**The task:** Output only the lines running from the line bearing "Emit a web page" through the line bearing "const y = d3.scaleLinear().domain([0.4, 15.6]).range([B, T]);", character for character.

**Raw data:**
╭──

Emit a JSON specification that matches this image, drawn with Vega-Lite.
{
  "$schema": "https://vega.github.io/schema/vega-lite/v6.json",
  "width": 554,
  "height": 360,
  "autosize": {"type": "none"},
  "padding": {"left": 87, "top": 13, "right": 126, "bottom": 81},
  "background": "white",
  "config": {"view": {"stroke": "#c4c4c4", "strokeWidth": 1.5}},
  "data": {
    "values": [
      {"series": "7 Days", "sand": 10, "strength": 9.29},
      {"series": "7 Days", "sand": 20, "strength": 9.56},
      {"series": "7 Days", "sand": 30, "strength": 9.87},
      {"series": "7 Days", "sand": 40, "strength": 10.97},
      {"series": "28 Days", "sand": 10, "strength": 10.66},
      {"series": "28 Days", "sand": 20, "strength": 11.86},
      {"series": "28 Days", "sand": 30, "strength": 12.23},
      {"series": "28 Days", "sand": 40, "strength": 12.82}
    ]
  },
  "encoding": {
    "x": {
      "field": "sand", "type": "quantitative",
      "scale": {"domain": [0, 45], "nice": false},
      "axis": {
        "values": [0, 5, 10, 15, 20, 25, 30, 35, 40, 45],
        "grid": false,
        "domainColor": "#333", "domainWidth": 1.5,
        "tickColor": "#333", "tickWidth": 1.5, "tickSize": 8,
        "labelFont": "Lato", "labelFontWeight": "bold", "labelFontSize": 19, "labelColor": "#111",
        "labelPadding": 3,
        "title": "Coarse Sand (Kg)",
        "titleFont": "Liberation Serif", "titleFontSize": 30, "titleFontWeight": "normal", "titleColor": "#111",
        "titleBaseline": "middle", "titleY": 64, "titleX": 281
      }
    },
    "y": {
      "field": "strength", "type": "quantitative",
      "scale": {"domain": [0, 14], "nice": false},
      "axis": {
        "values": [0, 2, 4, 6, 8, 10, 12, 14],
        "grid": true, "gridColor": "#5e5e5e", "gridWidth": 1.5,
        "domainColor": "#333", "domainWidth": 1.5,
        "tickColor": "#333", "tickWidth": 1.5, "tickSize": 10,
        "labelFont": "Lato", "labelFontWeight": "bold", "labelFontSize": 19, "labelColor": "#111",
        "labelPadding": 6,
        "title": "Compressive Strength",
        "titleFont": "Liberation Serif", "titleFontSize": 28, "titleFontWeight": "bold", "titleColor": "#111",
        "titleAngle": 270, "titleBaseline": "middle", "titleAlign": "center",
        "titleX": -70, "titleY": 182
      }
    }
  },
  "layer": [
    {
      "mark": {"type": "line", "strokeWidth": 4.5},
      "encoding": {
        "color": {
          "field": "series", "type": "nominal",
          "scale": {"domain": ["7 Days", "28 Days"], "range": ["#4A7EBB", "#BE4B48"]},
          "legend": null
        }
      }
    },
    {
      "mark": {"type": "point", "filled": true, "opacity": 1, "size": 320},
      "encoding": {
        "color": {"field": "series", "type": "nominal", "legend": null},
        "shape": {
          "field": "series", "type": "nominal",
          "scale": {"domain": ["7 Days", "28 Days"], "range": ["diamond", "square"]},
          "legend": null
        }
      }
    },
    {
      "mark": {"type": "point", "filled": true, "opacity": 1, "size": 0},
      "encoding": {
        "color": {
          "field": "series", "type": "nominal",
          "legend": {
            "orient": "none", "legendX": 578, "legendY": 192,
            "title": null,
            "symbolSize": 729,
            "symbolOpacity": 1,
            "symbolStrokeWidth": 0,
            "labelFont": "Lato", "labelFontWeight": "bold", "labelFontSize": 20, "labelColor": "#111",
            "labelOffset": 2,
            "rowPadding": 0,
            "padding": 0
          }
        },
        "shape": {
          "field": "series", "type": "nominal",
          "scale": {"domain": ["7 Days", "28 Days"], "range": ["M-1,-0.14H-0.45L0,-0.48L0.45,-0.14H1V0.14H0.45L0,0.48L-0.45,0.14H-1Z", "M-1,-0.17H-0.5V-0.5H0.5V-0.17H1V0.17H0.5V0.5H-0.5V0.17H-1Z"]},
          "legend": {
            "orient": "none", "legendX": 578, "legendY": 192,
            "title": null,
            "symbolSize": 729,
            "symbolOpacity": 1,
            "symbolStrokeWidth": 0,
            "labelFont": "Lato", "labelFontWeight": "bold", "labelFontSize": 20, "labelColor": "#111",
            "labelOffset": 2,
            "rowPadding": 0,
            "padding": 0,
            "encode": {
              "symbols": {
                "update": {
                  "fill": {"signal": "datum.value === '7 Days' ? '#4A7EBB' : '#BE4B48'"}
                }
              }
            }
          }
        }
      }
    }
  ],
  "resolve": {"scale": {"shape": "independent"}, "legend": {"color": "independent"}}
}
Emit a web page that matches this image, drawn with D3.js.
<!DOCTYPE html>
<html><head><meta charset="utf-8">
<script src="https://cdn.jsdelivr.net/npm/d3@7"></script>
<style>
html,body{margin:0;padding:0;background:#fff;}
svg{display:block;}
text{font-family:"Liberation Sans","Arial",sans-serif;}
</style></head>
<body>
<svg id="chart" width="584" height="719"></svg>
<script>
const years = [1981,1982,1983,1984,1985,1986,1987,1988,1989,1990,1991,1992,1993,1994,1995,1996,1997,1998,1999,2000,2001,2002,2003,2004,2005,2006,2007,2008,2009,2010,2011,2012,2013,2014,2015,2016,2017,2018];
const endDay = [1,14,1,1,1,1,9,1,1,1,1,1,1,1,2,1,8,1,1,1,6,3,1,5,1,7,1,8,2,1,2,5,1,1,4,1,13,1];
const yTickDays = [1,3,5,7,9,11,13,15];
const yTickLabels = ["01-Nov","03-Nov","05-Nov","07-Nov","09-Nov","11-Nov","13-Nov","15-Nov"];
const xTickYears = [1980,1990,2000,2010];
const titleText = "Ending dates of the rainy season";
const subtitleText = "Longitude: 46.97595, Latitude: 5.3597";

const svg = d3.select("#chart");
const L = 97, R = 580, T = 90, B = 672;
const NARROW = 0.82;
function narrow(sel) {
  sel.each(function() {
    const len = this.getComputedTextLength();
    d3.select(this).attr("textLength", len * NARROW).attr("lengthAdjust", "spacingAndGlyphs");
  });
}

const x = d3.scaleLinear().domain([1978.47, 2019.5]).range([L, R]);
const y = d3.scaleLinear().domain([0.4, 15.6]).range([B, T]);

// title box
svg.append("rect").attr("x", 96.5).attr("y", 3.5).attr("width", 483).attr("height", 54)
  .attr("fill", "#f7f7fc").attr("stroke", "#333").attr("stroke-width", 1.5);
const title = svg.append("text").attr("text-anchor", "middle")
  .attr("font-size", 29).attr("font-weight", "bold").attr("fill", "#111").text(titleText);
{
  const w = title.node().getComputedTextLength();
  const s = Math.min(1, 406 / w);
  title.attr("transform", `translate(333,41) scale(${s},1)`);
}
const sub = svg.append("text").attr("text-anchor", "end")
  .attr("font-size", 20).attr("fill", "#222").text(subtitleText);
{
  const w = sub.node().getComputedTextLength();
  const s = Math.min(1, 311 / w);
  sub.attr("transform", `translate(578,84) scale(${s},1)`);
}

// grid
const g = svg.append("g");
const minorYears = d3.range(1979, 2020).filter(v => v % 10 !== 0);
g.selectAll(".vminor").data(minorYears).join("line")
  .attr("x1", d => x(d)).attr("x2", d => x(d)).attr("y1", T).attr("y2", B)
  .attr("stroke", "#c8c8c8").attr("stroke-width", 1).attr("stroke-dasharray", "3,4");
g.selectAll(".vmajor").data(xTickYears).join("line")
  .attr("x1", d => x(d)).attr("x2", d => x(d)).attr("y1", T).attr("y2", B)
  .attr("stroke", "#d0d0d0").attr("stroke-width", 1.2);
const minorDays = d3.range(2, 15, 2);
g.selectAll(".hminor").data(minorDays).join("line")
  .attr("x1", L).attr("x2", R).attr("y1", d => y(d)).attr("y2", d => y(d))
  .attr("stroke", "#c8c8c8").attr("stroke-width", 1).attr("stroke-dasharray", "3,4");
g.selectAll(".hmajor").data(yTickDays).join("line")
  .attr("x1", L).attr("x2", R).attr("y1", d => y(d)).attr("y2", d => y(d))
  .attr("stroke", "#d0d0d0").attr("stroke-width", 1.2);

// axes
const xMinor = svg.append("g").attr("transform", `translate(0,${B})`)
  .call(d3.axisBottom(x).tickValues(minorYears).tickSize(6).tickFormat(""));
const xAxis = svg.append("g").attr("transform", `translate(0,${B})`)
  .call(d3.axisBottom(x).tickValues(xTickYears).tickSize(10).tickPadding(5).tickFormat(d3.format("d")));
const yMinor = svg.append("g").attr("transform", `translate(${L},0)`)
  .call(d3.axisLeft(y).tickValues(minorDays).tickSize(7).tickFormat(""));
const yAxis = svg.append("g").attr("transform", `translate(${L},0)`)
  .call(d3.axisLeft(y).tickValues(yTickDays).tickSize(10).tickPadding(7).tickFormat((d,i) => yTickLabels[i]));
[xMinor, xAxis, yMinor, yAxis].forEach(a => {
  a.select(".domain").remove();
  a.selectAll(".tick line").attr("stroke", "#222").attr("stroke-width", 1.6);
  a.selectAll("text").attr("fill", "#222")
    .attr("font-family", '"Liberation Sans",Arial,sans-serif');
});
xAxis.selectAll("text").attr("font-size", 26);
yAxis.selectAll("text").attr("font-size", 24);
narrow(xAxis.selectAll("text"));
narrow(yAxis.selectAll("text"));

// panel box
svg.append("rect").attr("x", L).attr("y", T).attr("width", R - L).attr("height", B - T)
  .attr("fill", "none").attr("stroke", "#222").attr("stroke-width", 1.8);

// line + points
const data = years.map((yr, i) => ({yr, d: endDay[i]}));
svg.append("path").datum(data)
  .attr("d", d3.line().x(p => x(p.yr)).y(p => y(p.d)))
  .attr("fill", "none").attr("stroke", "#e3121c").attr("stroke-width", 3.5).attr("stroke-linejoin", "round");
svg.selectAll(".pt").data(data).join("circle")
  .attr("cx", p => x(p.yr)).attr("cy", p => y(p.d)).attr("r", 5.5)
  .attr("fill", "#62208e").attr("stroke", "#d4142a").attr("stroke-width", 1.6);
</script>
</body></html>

╰──

**Output for this exercise:**
Emit a web page that matches this image, drawn with D3.js.
<!DOCTYPE html>
<html><head><meta charset="utf-8">
<script src="https://cdn.jsdelivr.net/npm/d3@7"></script>
<style>
html,body{margin:0;padding:0;background:#fff;}
svg{display:block;}
text{font-family:"Liberation Sans","Arial",sans-serif;}
</style></head>
<body>
<svg id="chart" width="584" height="719"></svg>
<script>
const years = [1981,1982,1983,1984,1985,1986,1987,1988,1989,1990,1991,1992,1993,1994,1995,1996,1997,1998,1999,2000,2001,2002,2003,2004,2005,2006,2007,2008,2009,2010,2011,2012,2013,2014,2015,2016,2017,2018];
const endDay = [1,14,1,1,1,1,9,1,1,1,1,1,1,1,2,1,8,1,1,1,6,3,1,5,1,7,1,8,2,1,2,5,1,1,4,1,13,1];
const yTickDays = [1,3,5,7,9,11,13,15];
const yTickLabels = ["01-Nov","03-Nov","05-Nov","07-Nov","09-Nov","11-Nov","13-Nov","15-Nov"];
const xTickYears = [1980,1990,2000,2010];
const titleText = "Ending dates of the rainy season";
const subtitleText = "Longitude: 46.97595, Latitude: 5.3597";

const svg = d3.select("#chart");
const L = 97, R = 580, T = 90, B = 672;
const NARROW = 0.82;
function narrow(sel) {
  sel.each(function() {
    const len = this.getComputedTextLength();
    d3.select(this).attr("textLength", len * NARROW).attr("lengthAdjust", "spacingAndGlyphs");
  });
}

const x = d3.scaleLinear().domain([1978.47, 2019.5]).range([L, R]);
const y = d3.scaleLinear().domain([0.4, 15.6]).range([B, T]);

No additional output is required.